The new St Peter’s Square stop is due to open in late August following an eight-week blockade when no trams will run through the square. The new stop will have four platforms and be served by both tracks, old and new.
Testing of the new second city crossing will begin in late 2016, with an opening date of summer 2017 at the latest.
The Metrolink works brought Manchester city centre to a standstill on a frequent basis in 2015 and the prospect of another year of misery for drivers is forcing many to reconsider driving as they opt for other modes of transport if possible. Many business people and developers keen to progress city centre construction projects have complained privately that the works seem uncoordinated, chaotic and unnecessarily disruptive.
Meanwhile, Portland Street, another key arterial route, remains closed for two months while resurfacing work is carried out. The main bus station at Piccadilly Gardens, accessed from Portland Street, is closed at the same time and bus stops have been relocated. When Portland Street reopens for buses TfGM will close John Dalton Street to lower the level of the road to tie into the tram tracks at the junction.

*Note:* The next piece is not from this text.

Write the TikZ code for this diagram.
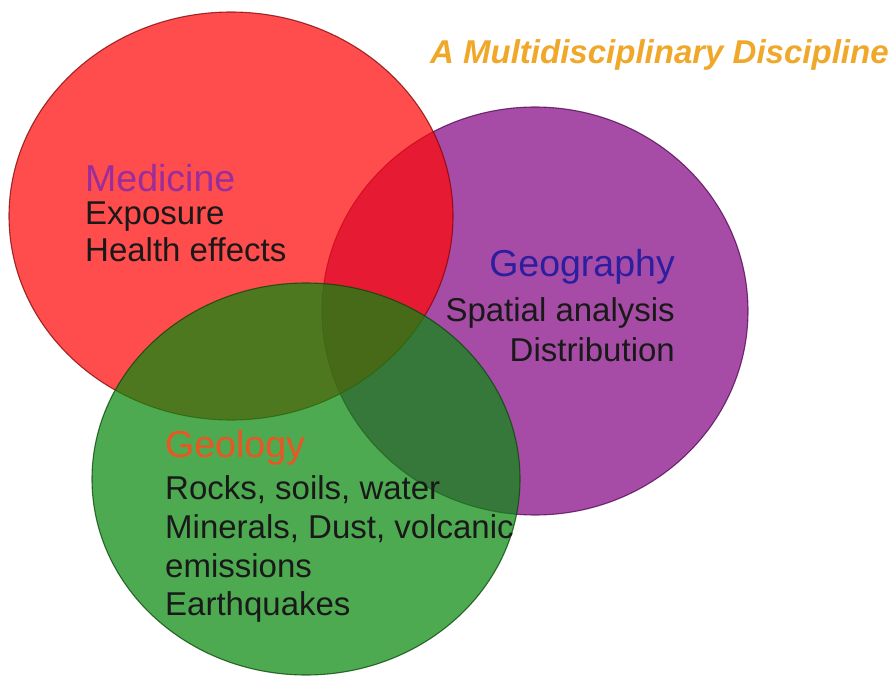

TfGM said in a statement on Friday: “The works are part of a once-in-a-generation coordinated programme of investment to futureproof the city’s transport infrastructure for years to come and will mean some changes to city centre routes for road users.”
The new second city crossing Metrolink stop at Exchange Square opened in December. TfGM said that when it fully opens in 2017, the new city centre tram line will allow Metrolink to run more flexible, frequent and reliable services across the city and Greater Manchester.
Cllr Kate Chappell, executive member for environment at Manchester City Council, said: “Anyone travelling in the city centre will be aware of the phenomenal progress we are making with these major projects to ensure our city’s transport infrastructure can cope with demand to travel now and for many generations to come.
“It’s a time of great change which will deliver real benefits, but anyone travelling on city centre roads in coming weeks and months should plan ahead and allow extra time for their journey.”
Metrolink extension work is carried out by M-Pact Thales, a consortium of Laing O’Rourke, VolkerRail and Thales, with RATP Dev responsible for operating the Metrolink network.